The exercise:
Starting at the line that contains "Generate a component" and stopping at the line that contains "YAxis, CartesianGrid, Cell", transcribe every line of the material below exactly; pictures stay out.

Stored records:
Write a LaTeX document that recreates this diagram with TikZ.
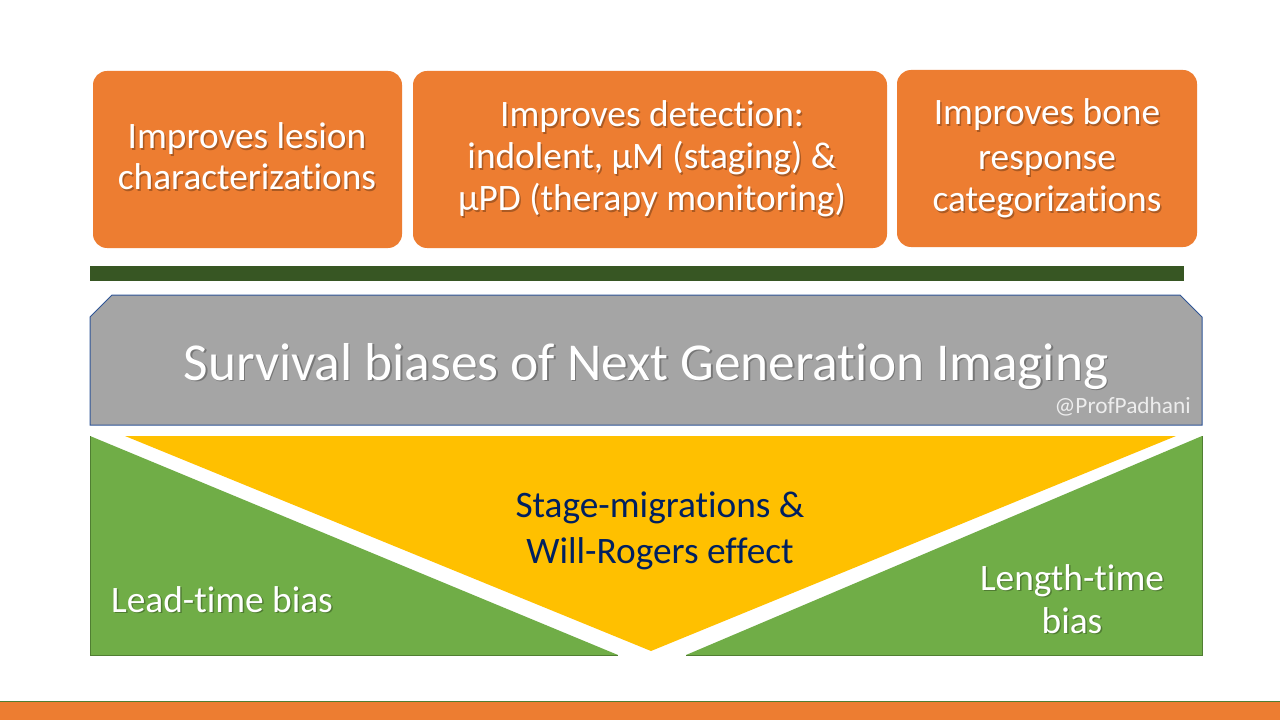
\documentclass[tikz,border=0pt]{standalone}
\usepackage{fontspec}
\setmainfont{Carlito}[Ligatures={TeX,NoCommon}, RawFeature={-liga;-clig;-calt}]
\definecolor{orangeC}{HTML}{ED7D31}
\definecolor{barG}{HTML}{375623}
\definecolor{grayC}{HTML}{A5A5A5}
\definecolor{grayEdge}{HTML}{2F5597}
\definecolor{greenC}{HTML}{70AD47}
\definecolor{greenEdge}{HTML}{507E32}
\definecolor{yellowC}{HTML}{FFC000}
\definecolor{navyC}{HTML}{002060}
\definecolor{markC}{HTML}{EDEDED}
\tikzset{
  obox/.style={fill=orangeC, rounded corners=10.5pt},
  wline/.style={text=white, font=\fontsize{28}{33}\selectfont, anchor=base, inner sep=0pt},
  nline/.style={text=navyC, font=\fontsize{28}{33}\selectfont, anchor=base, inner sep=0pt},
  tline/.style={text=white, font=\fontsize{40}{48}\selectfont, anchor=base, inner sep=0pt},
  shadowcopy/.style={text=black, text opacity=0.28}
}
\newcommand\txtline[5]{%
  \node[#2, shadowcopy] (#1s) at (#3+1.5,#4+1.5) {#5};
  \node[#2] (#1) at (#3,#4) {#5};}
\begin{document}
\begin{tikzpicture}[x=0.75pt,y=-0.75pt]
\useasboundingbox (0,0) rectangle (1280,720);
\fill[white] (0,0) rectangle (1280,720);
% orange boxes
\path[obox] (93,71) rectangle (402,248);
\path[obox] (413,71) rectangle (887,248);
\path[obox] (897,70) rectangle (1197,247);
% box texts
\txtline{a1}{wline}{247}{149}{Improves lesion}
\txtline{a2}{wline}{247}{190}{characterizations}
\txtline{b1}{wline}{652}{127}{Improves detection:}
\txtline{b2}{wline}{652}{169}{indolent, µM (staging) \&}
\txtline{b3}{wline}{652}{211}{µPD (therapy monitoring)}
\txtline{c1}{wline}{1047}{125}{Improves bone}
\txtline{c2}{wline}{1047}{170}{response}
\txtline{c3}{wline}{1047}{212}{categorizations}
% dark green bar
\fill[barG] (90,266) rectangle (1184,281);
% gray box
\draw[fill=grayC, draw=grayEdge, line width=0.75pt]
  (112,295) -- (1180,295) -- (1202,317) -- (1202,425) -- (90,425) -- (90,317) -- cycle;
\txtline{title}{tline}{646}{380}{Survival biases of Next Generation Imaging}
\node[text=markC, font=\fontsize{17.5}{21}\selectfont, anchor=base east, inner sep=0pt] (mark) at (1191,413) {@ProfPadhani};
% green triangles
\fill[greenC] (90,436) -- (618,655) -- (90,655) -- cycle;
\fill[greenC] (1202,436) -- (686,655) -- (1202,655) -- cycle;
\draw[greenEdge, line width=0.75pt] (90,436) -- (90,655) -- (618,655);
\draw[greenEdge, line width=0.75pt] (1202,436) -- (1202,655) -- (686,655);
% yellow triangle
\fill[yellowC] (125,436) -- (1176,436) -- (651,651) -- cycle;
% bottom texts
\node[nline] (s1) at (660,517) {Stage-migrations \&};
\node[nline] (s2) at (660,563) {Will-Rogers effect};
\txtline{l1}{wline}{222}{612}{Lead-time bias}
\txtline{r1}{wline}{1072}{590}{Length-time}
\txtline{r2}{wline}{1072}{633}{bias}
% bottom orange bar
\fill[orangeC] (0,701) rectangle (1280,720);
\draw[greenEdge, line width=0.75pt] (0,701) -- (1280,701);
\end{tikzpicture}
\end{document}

--

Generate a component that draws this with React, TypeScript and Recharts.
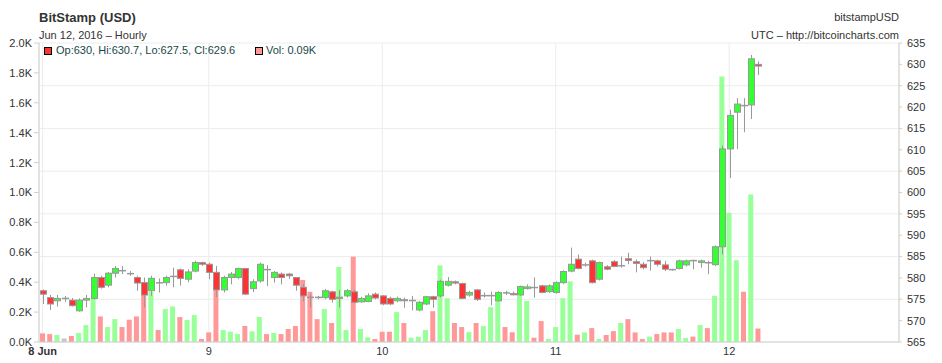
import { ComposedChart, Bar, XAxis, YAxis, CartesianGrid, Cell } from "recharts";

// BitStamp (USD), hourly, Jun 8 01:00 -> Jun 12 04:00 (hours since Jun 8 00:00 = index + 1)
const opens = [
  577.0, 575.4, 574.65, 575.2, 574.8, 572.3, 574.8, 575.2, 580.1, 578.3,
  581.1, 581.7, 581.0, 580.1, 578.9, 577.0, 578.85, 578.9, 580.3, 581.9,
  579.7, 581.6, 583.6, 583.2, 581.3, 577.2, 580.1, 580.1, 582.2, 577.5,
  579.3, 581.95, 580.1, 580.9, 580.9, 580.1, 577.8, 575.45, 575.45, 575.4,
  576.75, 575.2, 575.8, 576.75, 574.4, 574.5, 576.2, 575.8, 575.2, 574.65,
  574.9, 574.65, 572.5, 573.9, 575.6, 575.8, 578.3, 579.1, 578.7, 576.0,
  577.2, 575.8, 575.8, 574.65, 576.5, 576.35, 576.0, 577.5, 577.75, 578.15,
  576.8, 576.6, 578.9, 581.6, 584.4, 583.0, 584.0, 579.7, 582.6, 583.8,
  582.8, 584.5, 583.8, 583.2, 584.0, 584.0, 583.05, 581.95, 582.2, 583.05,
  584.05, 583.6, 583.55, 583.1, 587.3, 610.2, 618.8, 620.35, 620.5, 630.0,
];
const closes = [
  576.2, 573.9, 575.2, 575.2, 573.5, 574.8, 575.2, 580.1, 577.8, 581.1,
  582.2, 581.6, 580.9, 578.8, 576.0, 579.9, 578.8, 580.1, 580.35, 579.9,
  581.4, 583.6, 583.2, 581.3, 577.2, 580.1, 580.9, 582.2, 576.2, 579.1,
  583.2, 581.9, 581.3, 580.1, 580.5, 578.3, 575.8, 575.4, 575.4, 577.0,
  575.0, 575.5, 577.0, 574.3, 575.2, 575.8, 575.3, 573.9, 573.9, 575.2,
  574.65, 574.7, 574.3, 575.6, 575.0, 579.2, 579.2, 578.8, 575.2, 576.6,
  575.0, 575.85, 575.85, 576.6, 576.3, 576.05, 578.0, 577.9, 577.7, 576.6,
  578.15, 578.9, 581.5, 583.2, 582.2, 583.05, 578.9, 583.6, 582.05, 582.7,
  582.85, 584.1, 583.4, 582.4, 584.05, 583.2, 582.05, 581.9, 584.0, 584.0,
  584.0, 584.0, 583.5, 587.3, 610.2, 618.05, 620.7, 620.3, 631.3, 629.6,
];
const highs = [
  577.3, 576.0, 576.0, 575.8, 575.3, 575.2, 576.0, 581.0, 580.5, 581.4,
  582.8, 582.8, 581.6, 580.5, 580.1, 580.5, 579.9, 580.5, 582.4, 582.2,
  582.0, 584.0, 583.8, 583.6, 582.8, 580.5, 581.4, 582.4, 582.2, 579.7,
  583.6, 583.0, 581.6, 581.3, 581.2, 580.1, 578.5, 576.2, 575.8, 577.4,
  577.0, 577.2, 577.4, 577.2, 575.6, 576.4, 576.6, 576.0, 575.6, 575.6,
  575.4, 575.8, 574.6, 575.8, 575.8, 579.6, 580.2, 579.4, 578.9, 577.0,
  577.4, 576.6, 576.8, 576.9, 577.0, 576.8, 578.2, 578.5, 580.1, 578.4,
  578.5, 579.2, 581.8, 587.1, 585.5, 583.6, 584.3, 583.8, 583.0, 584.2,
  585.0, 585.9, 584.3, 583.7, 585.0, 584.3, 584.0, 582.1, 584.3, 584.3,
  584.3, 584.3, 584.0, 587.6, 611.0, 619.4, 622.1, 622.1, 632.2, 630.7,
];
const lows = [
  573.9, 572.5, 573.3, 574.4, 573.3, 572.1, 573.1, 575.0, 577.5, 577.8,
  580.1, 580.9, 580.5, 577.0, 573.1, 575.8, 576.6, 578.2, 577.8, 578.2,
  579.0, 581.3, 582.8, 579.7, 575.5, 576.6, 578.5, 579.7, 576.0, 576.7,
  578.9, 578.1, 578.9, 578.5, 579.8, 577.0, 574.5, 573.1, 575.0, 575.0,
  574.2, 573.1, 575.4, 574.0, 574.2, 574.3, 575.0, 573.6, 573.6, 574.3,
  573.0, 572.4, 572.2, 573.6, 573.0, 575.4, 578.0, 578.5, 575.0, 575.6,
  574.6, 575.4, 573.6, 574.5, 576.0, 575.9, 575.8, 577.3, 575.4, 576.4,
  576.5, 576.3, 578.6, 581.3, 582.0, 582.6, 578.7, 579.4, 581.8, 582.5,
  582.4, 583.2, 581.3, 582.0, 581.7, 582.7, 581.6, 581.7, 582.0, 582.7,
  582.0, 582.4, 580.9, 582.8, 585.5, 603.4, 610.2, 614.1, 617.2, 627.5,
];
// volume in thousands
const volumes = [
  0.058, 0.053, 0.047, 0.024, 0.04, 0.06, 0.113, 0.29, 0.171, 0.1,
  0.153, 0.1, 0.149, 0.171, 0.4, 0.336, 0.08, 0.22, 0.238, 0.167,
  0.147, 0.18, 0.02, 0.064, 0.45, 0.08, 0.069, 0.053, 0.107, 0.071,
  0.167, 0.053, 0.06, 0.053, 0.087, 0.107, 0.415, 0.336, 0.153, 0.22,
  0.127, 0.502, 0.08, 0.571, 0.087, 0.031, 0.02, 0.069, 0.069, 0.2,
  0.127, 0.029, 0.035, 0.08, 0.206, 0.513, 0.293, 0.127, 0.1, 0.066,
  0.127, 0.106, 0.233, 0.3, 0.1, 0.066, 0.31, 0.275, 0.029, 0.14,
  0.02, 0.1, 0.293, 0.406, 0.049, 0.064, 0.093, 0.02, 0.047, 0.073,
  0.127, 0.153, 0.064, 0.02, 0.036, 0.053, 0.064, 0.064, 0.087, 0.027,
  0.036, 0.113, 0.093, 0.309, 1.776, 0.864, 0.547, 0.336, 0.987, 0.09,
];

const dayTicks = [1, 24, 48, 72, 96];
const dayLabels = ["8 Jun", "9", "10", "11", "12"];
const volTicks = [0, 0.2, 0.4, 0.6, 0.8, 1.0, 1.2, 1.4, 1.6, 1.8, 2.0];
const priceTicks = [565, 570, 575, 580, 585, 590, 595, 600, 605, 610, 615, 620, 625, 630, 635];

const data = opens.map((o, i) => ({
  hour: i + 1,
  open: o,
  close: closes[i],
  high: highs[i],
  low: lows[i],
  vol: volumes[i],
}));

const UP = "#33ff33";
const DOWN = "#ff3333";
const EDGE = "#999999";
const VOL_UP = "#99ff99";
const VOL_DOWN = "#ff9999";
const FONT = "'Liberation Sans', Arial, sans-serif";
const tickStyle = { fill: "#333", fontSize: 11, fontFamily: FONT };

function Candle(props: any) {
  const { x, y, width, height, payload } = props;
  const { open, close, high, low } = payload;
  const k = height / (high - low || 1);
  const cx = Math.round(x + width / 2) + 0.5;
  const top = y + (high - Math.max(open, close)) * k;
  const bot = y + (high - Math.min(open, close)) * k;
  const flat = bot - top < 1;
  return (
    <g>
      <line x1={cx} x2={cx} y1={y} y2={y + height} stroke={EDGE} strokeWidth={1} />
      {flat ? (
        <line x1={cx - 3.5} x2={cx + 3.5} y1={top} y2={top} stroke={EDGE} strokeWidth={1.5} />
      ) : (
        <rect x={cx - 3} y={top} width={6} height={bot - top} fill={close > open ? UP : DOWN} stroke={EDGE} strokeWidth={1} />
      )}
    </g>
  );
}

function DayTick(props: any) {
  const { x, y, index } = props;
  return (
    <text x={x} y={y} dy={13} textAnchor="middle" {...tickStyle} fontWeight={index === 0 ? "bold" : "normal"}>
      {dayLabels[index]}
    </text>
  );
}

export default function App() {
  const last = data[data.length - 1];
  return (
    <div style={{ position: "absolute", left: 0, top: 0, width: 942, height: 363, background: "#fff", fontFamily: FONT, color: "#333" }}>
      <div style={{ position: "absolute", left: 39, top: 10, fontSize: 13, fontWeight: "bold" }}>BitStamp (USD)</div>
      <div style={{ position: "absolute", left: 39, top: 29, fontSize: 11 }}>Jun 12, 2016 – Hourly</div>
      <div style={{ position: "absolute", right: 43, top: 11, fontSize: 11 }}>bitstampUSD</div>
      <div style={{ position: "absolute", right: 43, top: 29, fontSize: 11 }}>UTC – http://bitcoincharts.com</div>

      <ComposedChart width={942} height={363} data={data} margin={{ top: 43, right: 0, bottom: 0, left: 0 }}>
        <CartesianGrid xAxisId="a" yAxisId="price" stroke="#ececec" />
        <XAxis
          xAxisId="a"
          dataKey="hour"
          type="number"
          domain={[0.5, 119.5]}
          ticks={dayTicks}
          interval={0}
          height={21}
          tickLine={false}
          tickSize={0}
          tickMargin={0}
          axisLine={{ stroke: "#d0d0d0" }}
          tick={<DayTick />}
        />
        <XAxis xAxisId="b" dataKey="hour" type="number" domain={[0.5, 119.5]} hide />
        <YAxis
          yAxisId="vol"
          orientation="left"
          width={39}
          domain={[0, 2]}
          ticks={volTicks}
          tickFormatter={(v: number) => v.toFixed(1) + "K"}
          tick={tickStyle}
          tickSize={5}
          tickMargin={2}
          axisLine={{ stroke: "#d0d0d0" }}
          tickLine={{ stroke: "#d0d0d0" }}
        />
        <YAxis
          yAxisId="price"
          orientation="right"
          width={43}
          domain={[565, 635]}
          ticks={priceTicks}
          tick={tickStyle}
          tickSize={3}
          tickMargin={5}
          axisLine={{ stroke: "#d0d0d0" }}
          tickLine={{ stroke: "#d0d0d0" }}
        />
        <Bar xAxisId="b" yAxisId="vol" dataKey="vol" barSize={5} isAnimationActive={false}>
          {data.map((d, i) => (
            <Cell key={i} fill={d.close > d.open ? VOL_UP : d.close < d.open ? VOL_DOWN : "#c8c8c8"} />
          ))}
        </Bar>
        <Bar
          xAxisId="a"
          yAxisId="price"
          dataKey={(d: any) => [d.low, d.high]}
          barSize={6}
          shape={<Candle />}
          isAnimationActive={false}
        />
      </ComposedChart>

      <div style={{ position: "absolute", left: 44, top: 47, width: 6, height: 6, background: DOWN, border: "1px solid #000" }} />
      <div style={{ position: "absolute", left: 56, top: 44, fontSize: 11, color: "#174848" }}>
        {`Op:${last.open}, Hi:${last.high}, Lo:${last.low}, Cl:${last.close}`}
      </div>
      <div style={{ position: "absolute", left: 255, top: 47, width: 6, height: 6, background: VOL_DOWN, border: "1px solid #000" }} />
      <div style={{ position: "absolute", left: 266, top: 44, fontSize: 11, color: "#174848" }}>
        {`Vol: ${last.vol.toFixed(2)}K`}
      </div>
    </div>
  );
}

Response to this task:
Generate a component that draws this with React, TypeScript and Recharts.
import { ComposedChart, Bar, XAxis, YAxis, CartesianGrid, Cell } from "recharts";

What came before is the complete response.